2. Ege Ordusu lağvedilmeli ve birlikler diğer ordular arasında dağıtılmalıdır.
3. Ege üzerinde savaş uçağı tatbikatından vazgeçilmelidir.
4. Kıta sahanlığı, kara suları ve FIR hattı üzerinde en kısa zamanda anlaşmaya varılmalıdır.
5. Kıbrıs konusunda ‘4’lü görüşmeler’ başlatılmalıdır.
6. Heybeliada
Ruhban Okulu, bir
vakıf üniversitesi olarak öğretime açılmalıdır.
7. Gümülcine’de,
vakıf üniversitesi statüsünde bir ‘İslâmî İlimler Akademisi’ kurulmalıdır.
***
Türk dış politikası, son bir hafta içinde üçüncü defa dev bir zafere imzasını atmıştır.
Rusya Federasyonu Devlet Başkanı Medvedev’in tarihî ziyaretiyle Türkiye’nin, dünyanın ikinci büyük gücüyle ‘stratejik ortaklığı’ ve 100 milyar dolarlık dış ticaret hacmi
hedef alınması; Yunanistan’a gene tarihî bir dostluk ziyareti ve
İran ile dünya barışını doğrudan ilgilendiren ‘
Nükleer Takas Anlaşması’nın imzalanması, Türkiye’yi bir anda dünya gündeminin baş aktörü hâline getirmiştir.

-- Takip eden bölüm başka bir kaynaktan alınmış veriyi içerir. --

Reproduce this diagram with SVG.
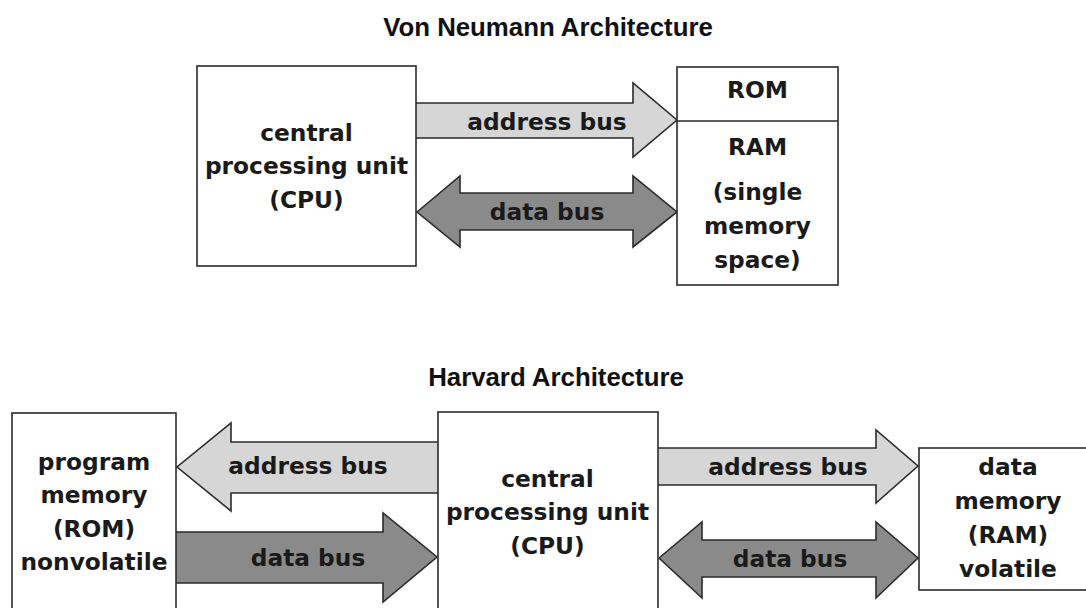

Dışişleri Bakanı Davutoğlu’nun saatler süren ikna gayretlerinden ve başarılı diplomasisinin ardından, son yıllarda dünya kamuoyunu en fazla işgâl eden İran’ın nükleer
bomba krizi çözümlenmiştir. Bu diplomasi zaferinde, hiç şüphesiz artık diplomatik dehasını bütün uluslararası diplomasi çevrelerinin de kabul ettiği Prof. Dr.
Ahmet Davutoğlu kadar, İran nezdindeki bütün ağırlığı ve güvenilirliğiyle Başbakan Erdoğan’ın da rolü ve payı vardır. Bu arada,
Brezilya Devlet Başkanı Da Silva’yı da olumlu katkılarından dolayı zikretmek gerekir.
Lâkin, bunun Türkiye’nin bir zaferi olduğunu unutmamak lâzımdır. Aynı zamanda BM
Güvenlik Konseyi üyesi de olan Türkiye’nin Başbakanı, ABD’nin ve İsrail’in baskılarına ve savaş çığlıklarına kulaklarını tıkamış ve ABD’nin son
ambargo ısrarına karşı koymuştur.
Türkiye’yi dış politikada zaferden zafere götüren Erdoğan’a, Davutoğlu’na ve Gül’e şükran borçluyuz.
Son İran Barışı dolayısıyla Erdoğan’ın ve Gül’ün barış ödülünü hak ettiğini düşünüyoruz.